ACIDENTE DA GOL – SETEMBRO DE 2006: Trabalhou no segundo maior desastre aéreo brasileiro, quando duas aeronaves voando em direções opostas chocaram suas asas esquerdas no ar. As 154 pessoas que estavam a bordo do Boeing 737-800 da Gol, entre tripulantes e passageiros, morreram na queda na mata densa da Amazônia. O avião fazia o voo 1907 e havia saído de Manaus, faria escala em Brasília, e teria como destino final a cidade do Rio de Janeiro.

TERREMOTO NO PERU – AGOSTO DE 2007: Contribuiu nas investigações de 513 mortes e 1.090 feridos em um tremor de 8 graus na escala Richter arrasa a costa do Peru. É considerado um dos mais graves sismos dos últimos 20 anos.

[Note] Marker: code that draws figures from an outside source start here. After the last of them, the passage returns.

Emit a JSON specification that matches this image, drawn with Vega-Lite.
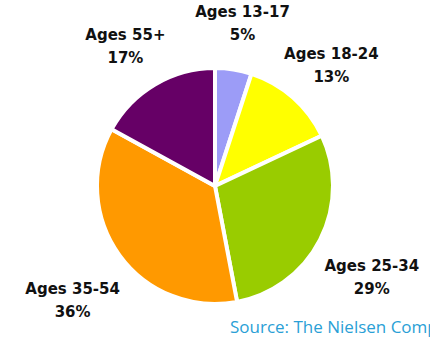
{
  "$schema": "https://vega.github.io/schema/vega-lite/v6.json",
  "width": 236,
  "height": 236,
  "autosize": {"type": "none"},
  "padding": {"top": 68, "left": 97, "right": 97, "bottom": 34},
  "background": "white",
  "view": {"stroke": null},
  "title": {
    "text": "Source: The Nielsen Company",
    "orient": "bottom",
    "anchor": "start",
    "frame": "group",
    "dx": 133,
    "offset": 0,
    "color": "#2a9fd6",
    "font": "Open Sans",
    "fontSize": 17,
    "fontWeight": "normal"
  },
  "data": {
    "values": [
      {"age": "Ages 13-17", "pct": 5, "order": 1, "label": "Ages 13-17\n5%"},
      {"age": "Ages 18-24", "pct": 13, "order": 2, "label": "Ages 18-24\n13%"},
      {"age": "Ages 25-34", "pct": 29, "order": 3, "label": "Ages 25-34\n29%"},
      {"age": "Ages 35-54", "pct": 36, "order": 4, "label": "Ages 35-54\n36%"},
      {"age": "Ages 55+", "pct": 17, "order": 5, "label": "Ages 55+\n17%"}
    ]
  },
  "encoding": {
    "theta": {"field": "pct", "type": "quantitative", "stack": true},
    "order": {"field": "order", "type": "quantitative"}
  },
  "layer": [
    {
      "mark": {"type": "arc", "outerRadius": 118, "stroke": "white", "strokeWidth": 4},
      "encoding": {
        "color": {
          "field": "age",
          "type": "nominal",
          "scale": {
            "domain": ["Ages 13-17", "Ages 18-24", "Ages 25-34", "Ages 35-54", "Ages 55+"],
            "range": ["#9c9cf7", "#ffff00", "#99cc00", "#ff9900", "#660066"]
          },
          "legend": null
        }
      }
    },
    {
      "mark": {
        "type": "text",
        "radius": 176,
        "font": "DejaVu Sans",
        "fontWeight": "bold",
        "fontSize": 15,
        "lineBreak": "\n",
        "lineHeight": 23,
        "color": "#111111"
      },
      "encoding": {"text": {"field": "label"}}
    }
  ]
}
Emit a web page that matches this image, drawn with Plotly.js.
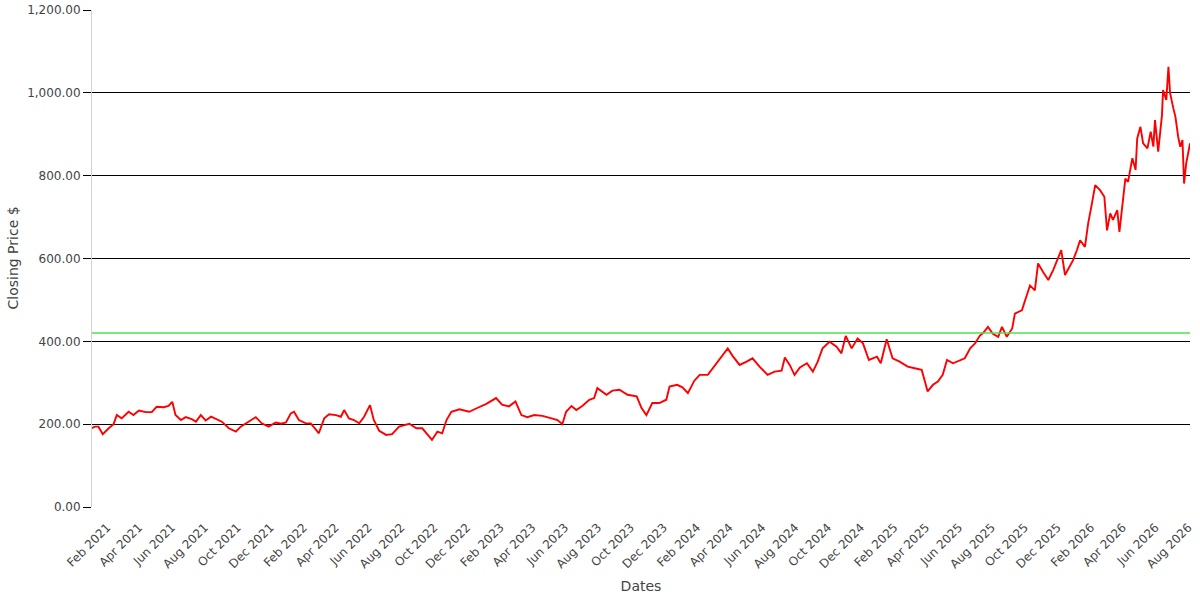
<!DOCTYPE html>
<html>
<head>
<meta charset="utf-8">
<script src="https://cdn.plot.ly/plotly-3.0.1.min.js"></script>
<style>
    html, body { margin: 0; padding: 0; background: #fff; }
    #chart { width: 1200px; height: 600px; }
</style>
</head>
<body>
<div id="chart"></div>
<script>
// closing prices
const dates = [
    "2021-01-04","2021-01-09","2021-01-16","2021-01-24","2021-02-04","2021-02-13","2021-02-19","2021-02-28",
    "2021-03-13","2021-03-22","2021-04-01","2021-04-14","2021-04-25","2021-05-04","2021-05-17","2021-05-26",
    "2021-06-02","2021-06-08","2021-06-18","2021-06-27","2021-07-08","2021-07-16","2021-07-25","2021-08-03",
    "2021-08-13","2021-08-22","2021-09-02","2021-09-15","2021-09-28","2021-10-07","2021-10-17","2021-10-28",
    "2021-11-04","2021-11-15","2021-11-28","2021-12-11","2021-12-21","2021-12-30",
    "2022-01-08","2022-01-14","2022-01-23","2022-02-05","2022-02-14","2022-02-24","2022-03-01","2022-03-11",
    "2022-03-20","2022-04-02","2022-04-11","2022-04-17","2022-04-26","2022-05-05","2022-05-15","2022-05-24",
    "2022-06-04","2022-06-11","2022-06-21","2022-07-04","2022-07-15","2022-07-28","2022-08-16","2022-08-29",
    "2022-09-09","2022-09-22","2022-09-27","2022-10-07","2022-10-16","2022-10-24","2022-11-02","2022-11-17",
    "2022-12-05","2022-12-20",
    "2023-01-06","2023-01-24","2023-02-04","2023-02-17","2023-03-01","2023-03-12","2023-03-23","2023-04-05",
    "2023-04-20","2023-05-07","2023-05-18","2023-05-27","2023-06-03","2023-06-13","2023-06-22","2023-07-03",
    "2023-07-16","2023-07-25","2023-07-31","2023-08-17","2023-08-28","2023-09-10","2023-09-25","2023-10-12",
    "2023-10-21","2023-10-30","2023-11-10","2023-11-23","2023-12-06","2023-12-12","2023-12-26",
    "2024-01-05","2024-01-15","2024-01-27","2024-02-06","2024-02-21","2024-03-04","2024-03-17","2024-03-29",
    "2024-04-07","2024-04-20","2024-05-03","2024-05-14","2024-05-27","2024-06-11","2024-06-24","2024-07-07",
    "2024-07-13","2024-07-22","2024-07-31","2024-08-10","2024-08-23","2024-09-03","2024-09-12","2024-09-21",
    "2024-10-04","2024-10-17","2024-10-26","2024-11-03","2024-11-14","2024-11-25","2024-12-05","2024-12-16",
    "2024-12-31",
    "2025-01-07","2025-01-18","2025-01-29","2025-02-11","2025-02-26","2025-03-11","2025-03-24","2025-03-30",
    "2025-04-04","2025-04-14","2025-04-23","2025-05-02","2025-05-10","2025-05-21","2025-06-03","2025-06-12",
    "2025-06-22","2025-07-01","2025-07-10","2025-07-16","2025-07-25","2025-08-03","2025-08-13","2025-08-20",
    "2025-08-29","2025-09-04","2025-09-08","2025-09-13","2025-09-19","2025-09-26","2025-10-02","2025-10-11",
    "2025-10-20","2025-10-26","2025-11-04","2025-11-14","2025-11-23","2025-12-02","2025-12-08","2025-12-15",
    "2025-12-24","2025-12-30",
    "2026-01-06","2026-01-12","2026-01-21","2026-01-27","2026-02-03","2026-02-09","2026-02-18","2026-02-26",
    "2026-03-03","2026-03-09","2026-03-14","2026-03-22","2026-03-26","2026-03-31","2026-04-06","2026-04-11",
    "2026-04-19","2026-04-25","2026-04-28","2026-05-04","2026-05-09","2026-05-17","2026-05-23","2026-05-28",
    "2026-05-31","2026-06-06","2026-06-13","2026-06-15","2026-06-21","2026-06-25","2026-06-28","2026-07-04",
    "2026-07-08","2026-07-13","2026-07-17","2026-07-21","2026-07-24","2026-07-28","2026-08-04"
];

const closes = [
    190, 194, 194, 176, 190, 200, 222, 214,
    230, 222, 233, 229, 229, 242, 241, 244,
    254, 222, 210, 217, 212, 206, 222, 209,
    218, 212, 206, 190, 182, 194, 202, 210,
    217, 202, 194, 204, 201, 204,
    226, 230, 210, 202, 202, 186, 178, 214,
    224, 222, 218, 234, 214, 210, 202, 218,
    246, 210, 184, 174, 176, 194, 201, 190,
    190, 170, 162, 182, 178, 210, 230, 236,
    230, 239,
    249, 263, 247, 243, 255, 222, 217, 222,
    220, 214, 210, 200, 230, 244, 234, 244,
    259, 263, 287, 271, 281, 283, 271, 267,
    239, 222, 251, 251, 259, 291, 295,
    289, 275, 305, 319, 319, 339, 363, 383,
    365, 343, 351, 359, 339, 319, 327, 329,
    361, 343, 319, 337, 347, 327, 351, 383,
    399, 387, 371, 413, 383, 407, 395, 355,
    363,
    347, 405, 359, 351, 339, 335, 331, 303,
    279, 295, 303, 319, 355, 347, 355, 359,
    383, 395, 414, 420, 435, 418, 411, 435,
    411, 425, 431, 467, 470, 475, 499, 535,
    523, 588, 568, 548, 572, 600, 620, 560,
    584, 596,
    620, 644, 628, 685, 733, 777, 765, 749,
    668, 709, 693, 717, 664, 725, 793, 785,
    842, 814, 890, 918, 878, 866, 906, 870,
    934, 858, 946, 1007, 983, 1063, 1000, 963,
    942, 894, 870, 886, 781, 830, 878
];

const threshold = 420;

const yTicks = [0, 200, 400, 600, 800, 1000, 1200];

const data = [
    {
        x: dates,
        y: closes,
        type: "scatter",
        mode: "lines",
        line: { color: "red", width: 1.9 },
        hoverinfo: "x+y",
        showlegend: false
    },
    {
        x: [dates[0], dates[dates.length - 1]],
        y: [threshold, threshold],
        type: "scatter",
        mode: "lines",
        line: { color: "#4fe04f", width: 1.6 },
        hoverinfo: "skip",
        showlegend: false
    }
];

const layout = {
    width: 1200,
    height: 600,
    margin: { l: 92, r: 10, t: 10, b: 93 },
    font: { family: "DejaVu Sans", size: 12, color: "#444" },
    paper_bgcolor: "#fff",
    plot_bgcolor: "#fff",
    showlegend: false,
    xaxis: {
        title: { text: "Dates", font: { size: 14 }, standoff: 10 },
        type: "date",
        autorange: true,
        dtick: "M2",
        tick0: "2021-02-01",
        tickformat: "%b %Y",
        tickangle: -45,
        ticklabelstandoff: 10,
        showgrid: false,
        zeroline: false,
        showline: false,
        ticks: "",
        automargin: false
    },
    yaxis: {
        range: [0, 1200],
        tickvals: yTicks,
        tickformat: ",.2f",
        gridcolor: "#000",
        gridwidth: 1,
        zeroline: false,
        showline: true,
        linecolor: "#d3d3d3",
        linewidth: 1,
        ticks: "outside",
        ticklen: 8,
        tickcolor: "#000",
        automargin: false
    },
    // y title placed by hand so it sits at the far left like the reference
    annotations: [
        {
            text: "Closing Price $",
            xref: "paper", yref: "paper",
            x: 0, y: 0.5,
            xanchor: "center", yanchor: "middle",
            xshift: -80,
            textangle: -90,
            showarrow: false,
            font: { size: 14, color: "#444" }
        }
    ]
};

Plotly.newPlot("chart", data, layout, { displayModeBar: false, staticPlot: true });
</script>
</body>
</html>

COMISSÃO DA VERDADE – 2011: Integrou a Comissão Nacional da Verdade (CNV), que investigou as violações de direitos humanos cometidas entre 18 de setembro de 1946 e 5 de outubro de 1988 e identificou 434 casos de mortes e desaparecimentos, como aqueles da Guerrilha do Araguaia. Ao mesmo tempo, identificou desaparecidos políticos daquele período pela Comissão Especial sobre Mortos e Desaparecidos Políticos (CEMPD).

Saiba mais

– Se a ossada for identificada e houver uma família ou reclamante, os restos mortais são entregues para sepultamento e enterro.

– Caso não seja encontrada a identidade, os restos mortais podem ser enterrados como de indigentes ou ficam na própria seção do IML.

– Eventualmente, doações são feitas para estudo e pesquisa, dentro do que prevê a lei. No entanto, aqueles oriundos de mortes violentas não podem ser entregues. Quando não identificada a causa da morte, a ossada não é repassada a instituições de ensino.